Eric Yaverbaum on Why the Rigid Insurance Agency Workplace Is Losing the Talent War

By Craig Pretzinger & Jason Feltman6 min read

Hosts of The Insurance Dudes Podcast — 1,000+ episodes helping insurance agents build elite agencies

Eric Yaverbaum on Why the Rigid Insurance Agency Workplace Is Losing the Talent War

The workplace has changed. Not temporarily, not experimentally, permanently. The employees who discovered during 2020-2022 that they could be highly productive outside of a traditional office environment have not forgotten that discovery. They've built their lives around it. And insurance agency owners who are trying to recruit those employees back into rigid, presence-required environments are finding that the talent pool is simply not cooperating.
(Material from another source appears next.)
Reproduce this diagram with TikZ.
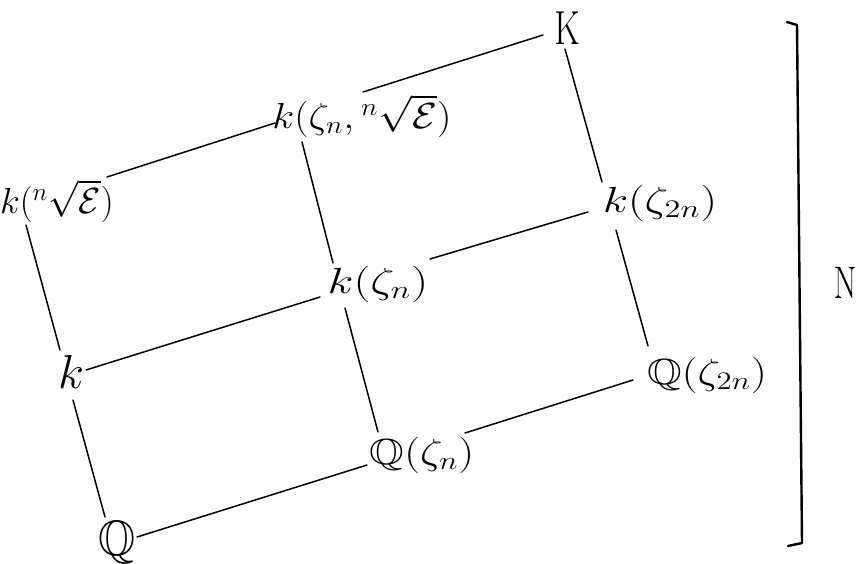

Eric Yaverbaum, author and CEO of Ericho Communications, one of the most respected communications firms in the country, has spent his career at the intersection of organizational culture, talent, and workplace strategy. His perspective on this moment is clear-eyed, practical, and grounded in what actually works rather than what we wish were still true.
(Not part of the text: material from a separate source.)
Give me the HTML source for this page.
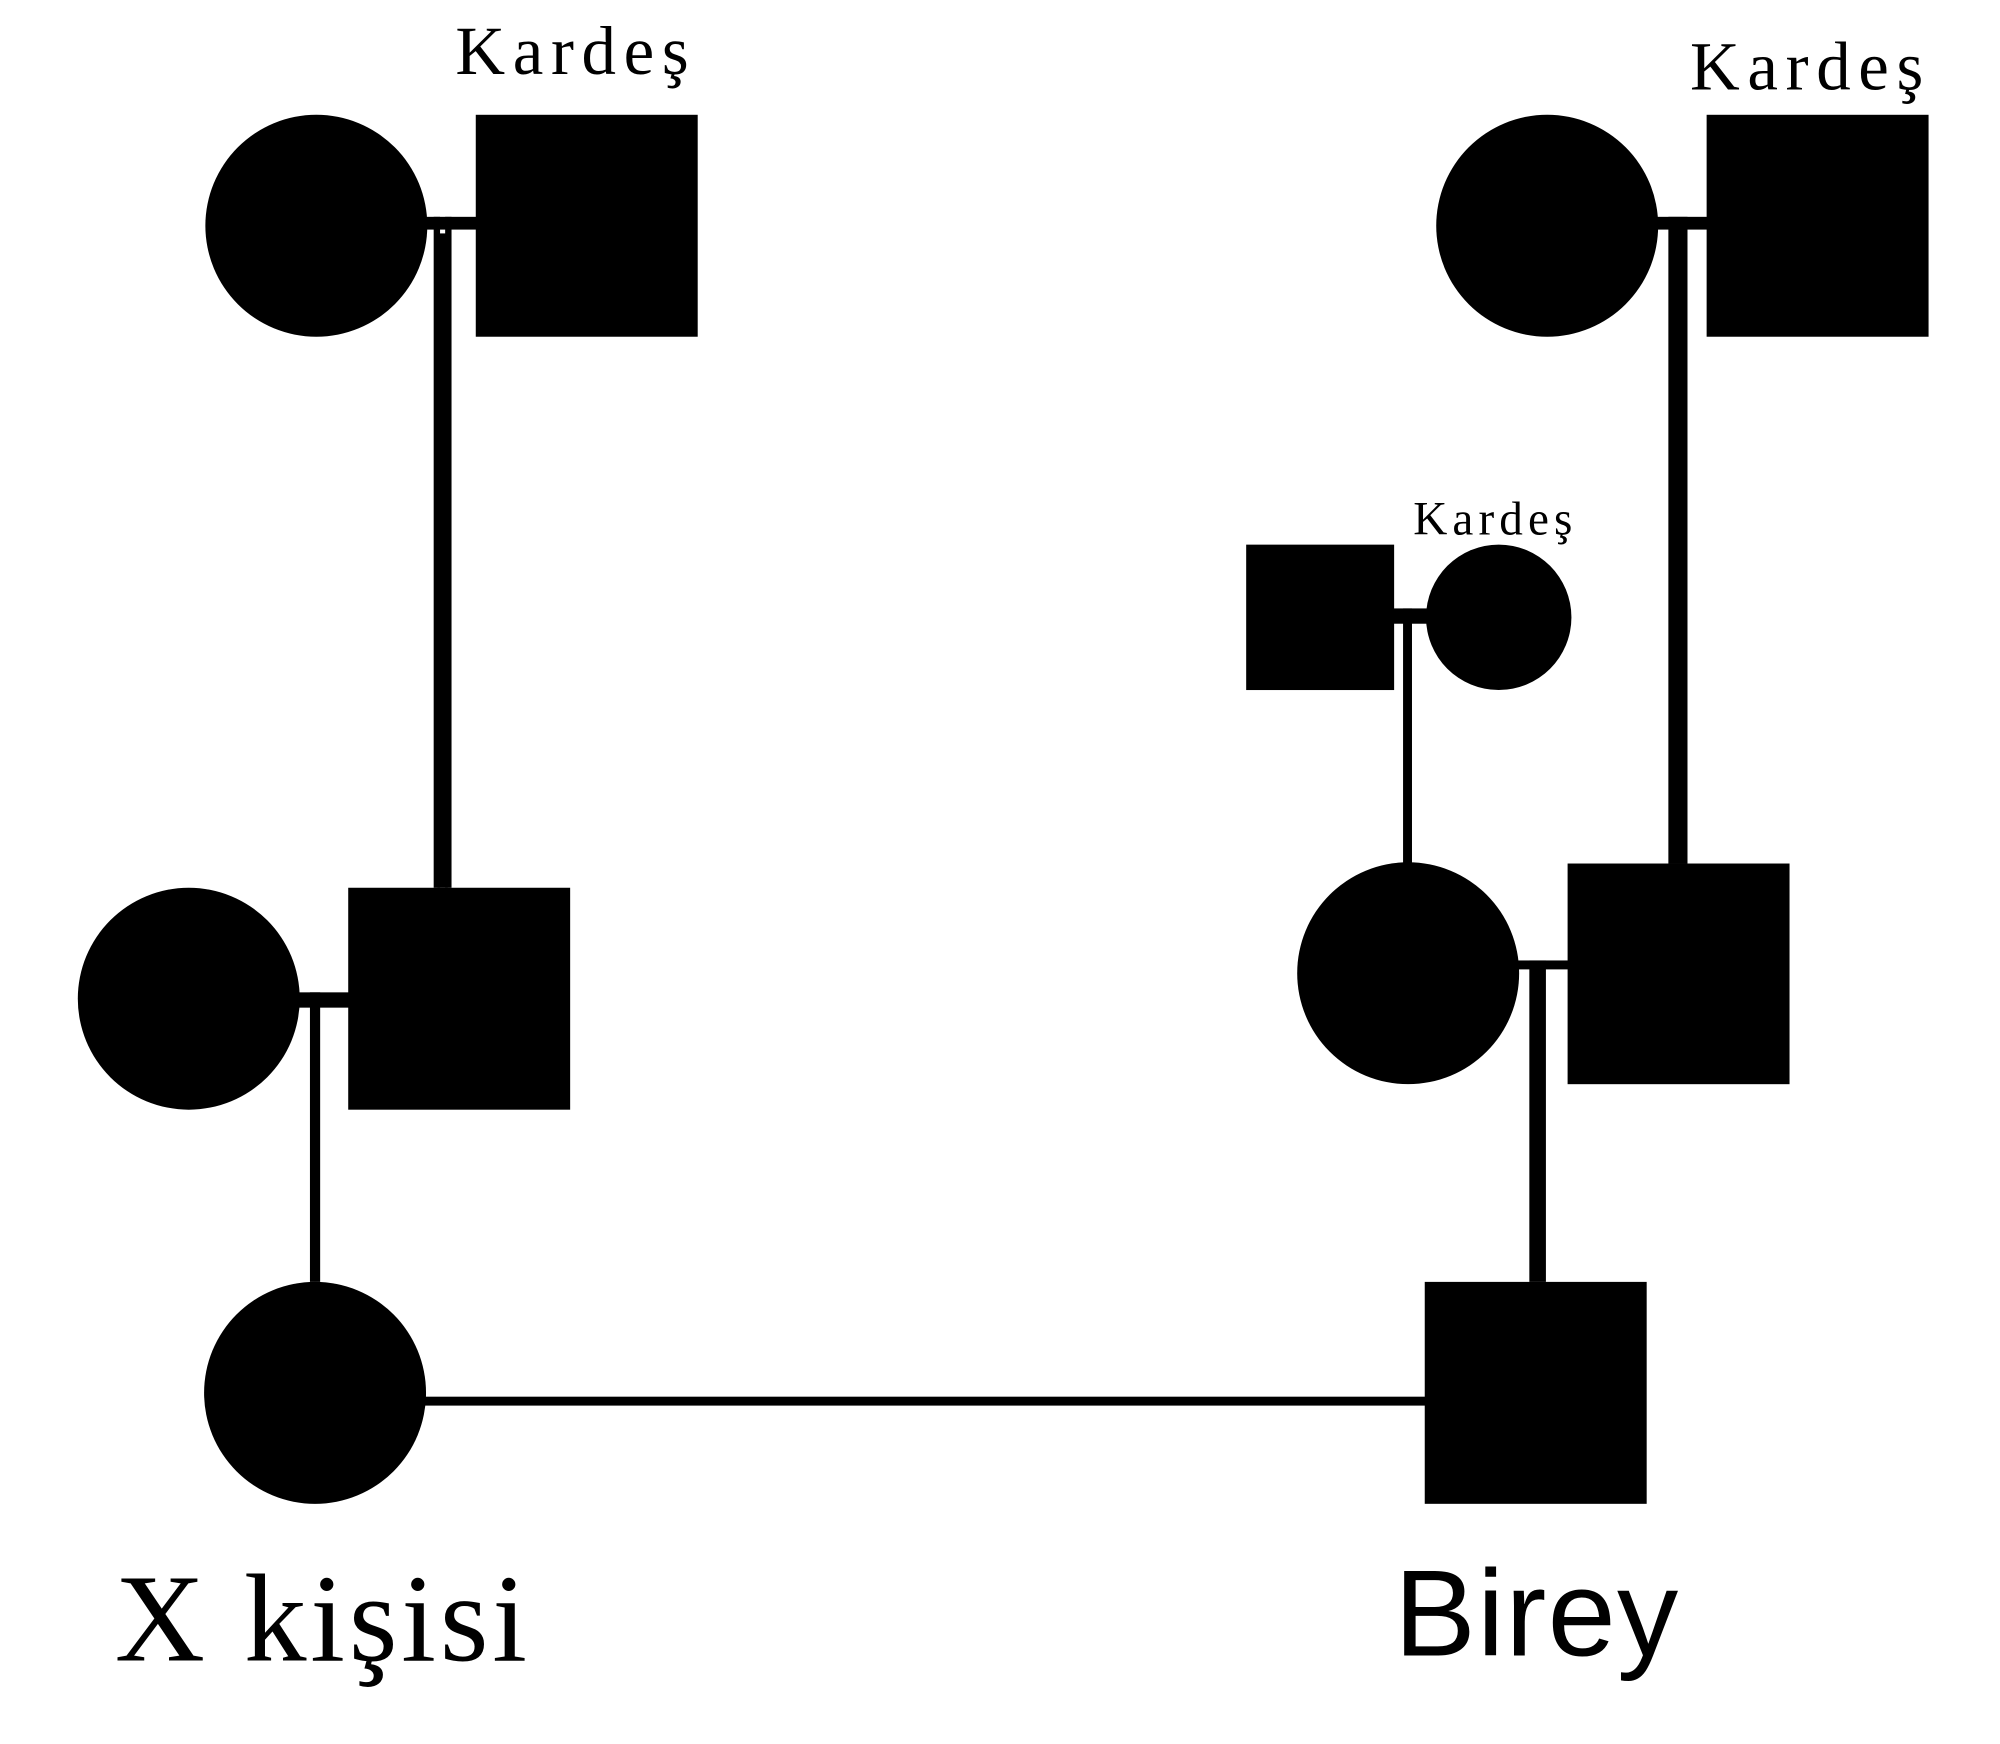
<!DOCTYPE html>
<html>
<head>
<meta charset="utf-8">
<style>
html,body{margin:0;padding:0;background:#fff;}
svg{display:block;}
</style>
</head>
<body>
<svg width="2000" height="1744" viewBox="0 0 1568 1367.3" xmlns="http://www.w3.org/2000/svg">
<rect width="1568" height="1367.3" fill="#fff"/>
<g fill="#000">
<circle cx="248" cy="177" r="87"/>
<rect x="373" y="90" width="174" height="174"/>
<rect x="333" y="170" width="42" height="10"/>
<rect x="340" y="170" width="5" height="526"/>
<rect x="349" y="170" width="5" height="526"/>
<rect x="343" y="183" width="8" height="513"/>
<circle cx="148" cy="783" r="87"/>
<rect x="273" y="696" width="174" height="174"/>
<rect x="233" y="778" width="42" height="12"/>
<rect x="243" y="778" width="8" height="227"/>
<circle cx="247" cy="1092" r="87"/>
<rect x="1117" y="1005" width="174" height="174"/>
<rect x="330" y="1095" width="789" height="7"/>
<circle cx="1213" cy="177" r="87"/>
<rect x="1338" y="90" width="174" height="174"/>
<rect x="1298" y="170" width="42" height="10"/>
<rect x="1308" y="170" width="15" height="507"/>
<circle cx="1104" cy="763" r="87"/>
<rect x="1229" y="677" width="174" height="173"/>
<rect x="1189" y="753" width="42" height="7"/>
<rect x="1199" y="753" width="13" height="252"/>
<rect x="977" y="427" width="116" height="114"/>
<circle cx="1175" cy="484" r="57"/>
<rect x="1091" y="477" width="29" height="12"/>
<rect x="1100" y="477" width="7" height="200"/>
</g>
<g fill="#000">
<text x="357" y="58" font-family="Liberation Serif, serif" font-size="54" letter-spacing="6">Kardeş</text>
<text x="1325" y="70" font-family="Liberation Serif, serif" font-size="54" letter-spacing="6">Kardeş</text>
<text x="1108" y="419" font-family="Liberation Serif, serif" font-size="37" letter-spacing="4">Kardeş</text>
<text x="90" y="1302" font-family="Liberation Serif, serif" font-size="98" letter-spacing="3">X kişisi</text>
<text x="1093" y="1298" font-family="Liberation Sans, sans-serif" font-size="96" letter-spacing="1">Birey</text>
</g>
</svg>
</body>
</html>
Eric Yaverbaum's Framework for the Modern Workplace

Eric built Ericho Communications by consistently attracting and retaining talent that most of his competitors couldn't keep, not by paying the most, but by building the kind of workplace culture that intelligent, ambitious professionals actually want to inhabit. That experience taught him something that's consistently underestimated in the professional services world: talent doesn't just want to be compensated. It wants to be respected, and one of the most visible expressions of respect is trust.
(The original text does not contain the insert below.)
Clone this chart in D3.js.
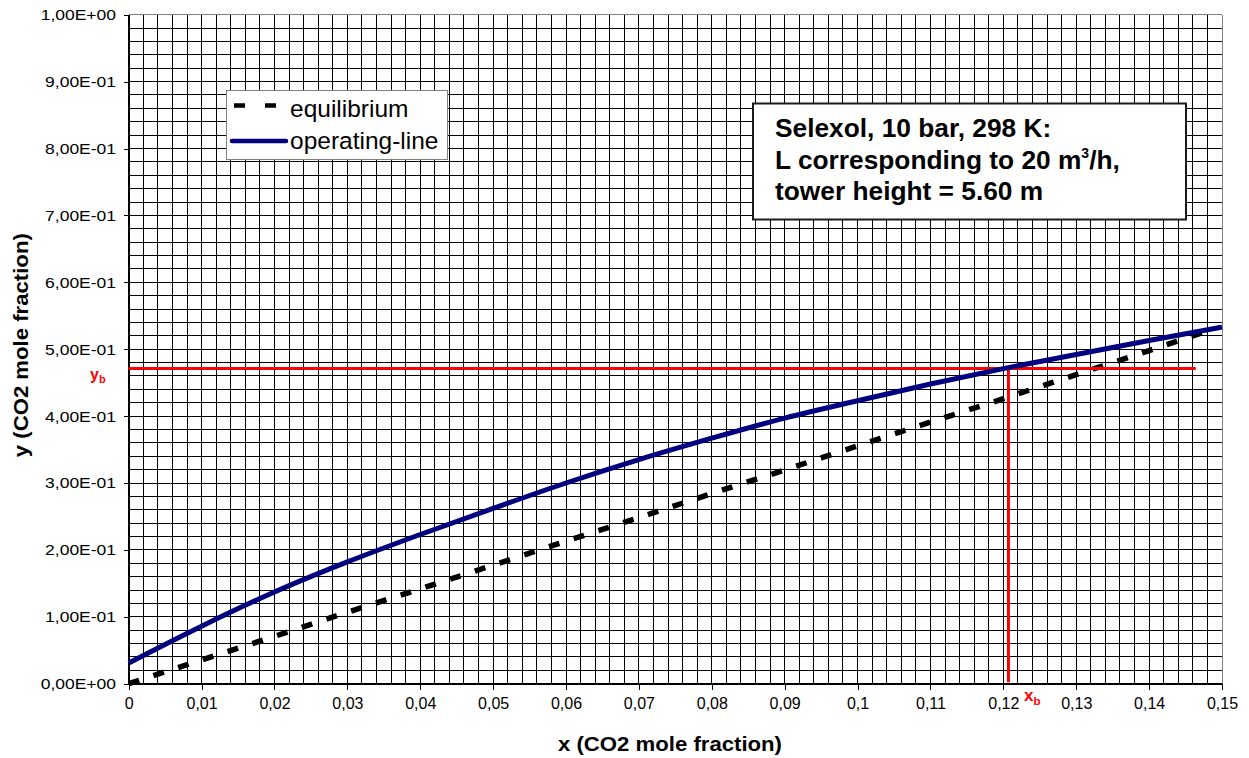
<!DOCTYPE html>
<html>
<head>
<meta charset="utf-8">
<script src="https://cdn.jsdelivr.net/npm/d3@7"></script>
<style>
  html, body { margin: 0; padding: 0; background: #fff; }
  svg { display: block; font-family: "Liberation Sans", Arial, sans-serif; }
</style>
</head>
<body>
<svg id="chart" width="1249" height="758"></svg>
<script>
// Liquid-phase CO2 mole fraction grid (x) for the two curves
const xOperating = [0, 0.01, 0.02, 0.03, 0.04, 0.05, 0.06, 0.07, 0.08, 0.09, 0.10, 0.11, 0.12, 0.13, 0.14, 0.15];
// Operating line: gas-phase CO2 mole fraction
const yOperating = [0.031, 0.086, 0.137, 0.182, 0.223, 0.262, 0.300, 0.335, 0.367, 0.397, 0.423, 0.448, 0.471, 0.492, 0.513, 0.533];

const xEquilibrium = [0, 0.01, 0.02, 0.03, 0.04, 0.05, 0.06, 0.07, 0.08, 0.09, 0.10, 0.11, 0.12, 0.13, 0.14, 0.148];
// Equilibrium curve: gas-phase CO2 mole fraction
const yEquilibrium = [0, 0.0355, 0.0708, 0.1068, 0.1418, 0.1772, 0.2131, 0.2483, 0.2843, 0.3195, 0.3555, 0.391, 0.426, 0.462, 0.498, 0.527];

// Bottom-of-tower point (xb, yb) and the extent of the yb guide line
const bottomPoint = { xb: 0.1207, yb: 0.471 };
const ybLineEnd = 0.1464;

// Axis ticks and their labels
const xTicks = [0, 0.01, 0.02, 0.03, 0.04, 0.05, 0.06, 0.07, 0.08, 0.09, 0.10, 0.11, 0.12, 0.13, 0.14, 0.15];
const xTickLabels = ["0", "0,01", "0,02", "0,03", "0,04", "0,05", "0,06", "0,07", "0,08", "0,09", "0,1", "0,11", "0,12", "0,13", "0,14", "0,15"];
const yTicks = [0, 0.1, 0.2, 0.3, 0.4, 0.5, 0.6, 0.7, 0.8, 0.9, 1.0];
const yTickLabels = ["0,00E+00", "1,00E-01", "2,00E-01", "3,00E-01", "4,00E-01", "5,00E-01", "6,00E-01", "7,00E-01", "8,00E-01", "9,00E-01", "1,00E+00"];

const legendLabels = ["equilibrium", "operating-line"];
const noteLines = ["Selexol, 10 bar, 298 K:", "L corresponding to 20 m", "tower height = 5.60 m"];

const svg = d3.select("#chart");
const plot = { left: 128.7, right: 1222, top: 14.7, bottom: 683.7 };

const x = d3.scaleLinear().domain([0, 0.15]).range([plot.left, plot.right]);
const y = d3.scaleLinear().domain([0, 1]).range([plot.bottom, plot.top]);

// Fine grid: every 0.002 in x, every 0.02 in y
const gridX = d3.range(0, 75 + 1).map(i => i * 0.002);
const gridY = d3.range(0, 50 + 1).map(i => i * 0.02);

const grid = svg.append("g").attr("shape-rendering", "crispEdges");
grid.selectAll("line.gx").data(gridX).join("line")
  .attr("class", "gx")
  .attr("x1", d => x(d)).attr("x2", d => x(d))
  .attr("y1", plot.top).attr("y2", plot.bottom)
  .attr("stroke", (d, i) => i === gridX.length - 1 ? "#808080" : "#000").attr("stroke-width", 1);
grid.selectAll("line.gy").data(gridY).join("line")
  .attr("class", "gy")
  .attr("x1", plot.left).attr("x2", plot.right)
  .attr("y1", d => y(d)).attr("y2", d => y(d))
  .attr("stroke", (d, i) => i === gridY.length - 1 ? "#808080" : "#000").attr("stroke-width", 1);

// Axes
const xAxis = d3.axisBottom(x).tickValues(xTicks).tickSize(6).tickPadding(8)
  .tickFormat((d, i) => xTickLabels[i]);
const yAxis = d3.axisLeft(y).tickValues(yTicks).tickSize(5).tickPadding(7)
  .tickFormat((d, i) => yTickLabels[i]);

const gx = svg.append("g").attr("transform", `translate(0,${plot.bottom})`).call(xAxis);
const gy = svg.append("g").attr("transform", `translate(${plot.left},0)`).call(yAxis);
[gx, gy].forEach(g => {
  g.attr("font-family", null).attr("font-size", null);
  g.select(".domain").attr("stroke", "#000").attr("shape-rendering", "crispEdges");
  g.selectAll(".tick line").attr("stroke", "#000").attr("shape-rendering", "crispEdges");
  g.selectAll(".tick text").attr("fill", "#000");
});
gx.selectAll(".tick text").style("font-size", "16px");
// Tick labels on the value axis are set slightly wide
gy.selectAll(".tick text").style("font-size", "15.5px")
  .attr("x", -11.2).attr("transform", "scale(1.13,1)");

// Axis titles
svg.append("text")
  .attr("x", 670).attr("y", 751)
  .attr("text-anchor", "middle").style("font-size", "21px").attr("font-weight", "bold")
  .attr("textLength", 224).attr("lengthAdjust", "spacingAndGlyphs")
  .text("x (CO2 mole fraction)");
svg.append("text")
  .attr("transform", `translate(28,${(plot.top + plot.bottom) / 2 - 4}) rotate(-90)`)
  .attr("text-anchor", "middle").style("font-size", "21px").attr("font-weight", "bold")
  .attr("textLength", 224).attr("lengthAdjust", "spacingAndGlyphs")
  .text("y (CO2 mole fraction)");

// Equilibrium curve (dashed)
const eqData = xEquilibrium.map((d, i) => [d, yEquilibrium[i]]);
const opData = xOperating.map((d, i) => [d, yOperating[i]]);
const line = d3.line().x(d => x(d[0])).y(d => y(d[1])).curve(d3.curveMonotoneX);

svg.append("path").datum(eqData)
  .attr("d", line).attr("fill", "none")
  .attr("stroke", "#000").attr("stroke-width", 5.5)
  .attr("stroke-dasharray", "11,15");

// Guide lines through the bottom-of-tower point
svg.append("line")
  .attr("x1", x(0)).attr("x2", x(ybLineEnd))
  .attr("y1", y(bottomPoint.yb)).attr("y2", y(bottomPoint.yb))
  .attr("stroke", "#ff0000").attr("stroke-width", 3);
svg.append("line")
  .attr("x1", x(bottomPoint.xb)).attr("x2", x(bottomPoint.xb))
  .attr("y1", y(bottomPoint.yb)).attr("y2", y(0) - 1.5)
  .attr("stroke", "#ff0000").attr("stroke-width", 3);

// Operating line
svg.append("path").datum(opData)
  .attr("d", line).attr("fill", "none")
  .attr("stroke", "#000080").attr("stroke-width", 5);

// xb / yb labels
const yb = svg.append("text")
  .attr("x", 90).attr("y", 379.5)
  .attr("fill", "#ff0000").style("font-size", "16px").attr("font-weight", "bold");
yb.append("tspan").text("y");
yb.append("tspan").style("font-size", "11px").attr("dy", 3.5).text("b");

const xb = svg.append("text")
  .attr("x", 1024).attr("y", 701)
  .attr("fill", "#ff0000").style("font-size", "17px").attr("font-weight", "bold");
xb.append("tspan").text("x");
xb.append("tspan").style("font-size", "11.5px").attr("dy", 4).text("b");

// Legend
const legend = svg.append("g");
legend.append("rect")
  .attr("x", 226.5).attr("y", 90).attr("width", 221).attr("height", 69)
  .attr("fill", "#fff").attr("stroke", "#808080").attr("stroke-width", 1)
  .attr("shape-rendering", "crispEdges");
legend.append("line")
  .attr("x1", 234).attr("x2", 286).attr("y1", 105.5).attr("y2", 105.5)
  .attr("stroke", "#000").attr("stroke-width", 4.5).attr("stroke-dasharray", "11,20");
legend.append("line")
  .attr("x1", 232).attr("x2", 286).attr("y1", 141).attr("y2", 141)
  .attr("stroke", "#000080").attr("stroke-width", 4.5).attr("stroke-linecap", "round");
legend.selectAll("text").data(legendLabels).join("text")
  .attr("x", 290).attr("y", (d, i) => 116.5 + i * 32)
  .style("font-size", "24.5px").attr("fill", "#000")
  .text(d => d);

// Annotation box
const note = svg.append("g");
note.append("rect")
  .attr("x", 753).attr("y", 103.5).attr("width", 433).attr("height", 116)
  .attr("fill", "#fff").attr("stroke", "#1a1a1a").attr("stroke-width", 2);
const noteText = note.append("g")
  .style("font-size", "26.3px").attr("font-weight", "bold").attr("fill", "#000");
noteText.append("text").attr("x", 775).attr("y", 137).text(noteLines[0]);
const l2 = noteText.append("text").attr("x", 775).attr("y", 169);
l2.append("tspan").text(noteLines[1]);
l2.append("tspan").style("font-size", "14px").attr("dy", -11).text("3");
l2.append("tspan").attr("dy", 11).text("/h,");
noteText.append("text").attr("x", 775).attr("y", 200).text(noteLines[2]);
</script>
</body>
</html>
Rigid workplace policies, mandatory in-office hours, surveillance of time and activity, inflexible scheduling, communicate the opposite of trust. They communicate that management doesn't believe employees will work unless they're watched. In an era when knowledge workers, including insurance professionals, have demonstrated at massive scale that they're capable of sustained high output outside of traditional oversight structures, that message is not just insulting, it's inaccurate. And talented candidates know it.

Eric's framework for workplace flexibility isn't ideological. It's strategic. The question isn't whether remote or hybrid work is better in the abstract, it's whether the benefits of attracting the talent that requires flexibility outweigh the costs of managing that talent well. His consistent finding is that for most professional services organizations, including insurance agencies of most sizes, the answer is yes, with an important caveat: the flexibility has to be accompanied by genuine accountability systems, or it produces the worst of both worlds.

He's also direct about what flexibility is not. It's not the absence of expectations. It's not the absence of communication. It's not the freedom to be unavailable during client service hours or to miss accountability touchpoints without consequence. The agencies that have had bad experiences with remote work almost universally made the same mistake: they extended geographic flexibility without building the management infrastructure that makes that flexibility sustainable. The result was a team that felt the freedom without the accountability, and performance suffered.

The cultural dimension that Eric emphasizes most is the signal that flexibility sends to the talent you're trying to recruit. When a candidate hears "we trust you to manage your own schedule, and we hold you accountable for clear outcomes," they hear: this is an organization that treats me like a professional. When they hear "you must be in the office Monday through Friday, core hours 8-5, in-person for all meetings," they hear: this organization defaults to control rather than trust. In a tight talent market, the first message wins more of the best candidates.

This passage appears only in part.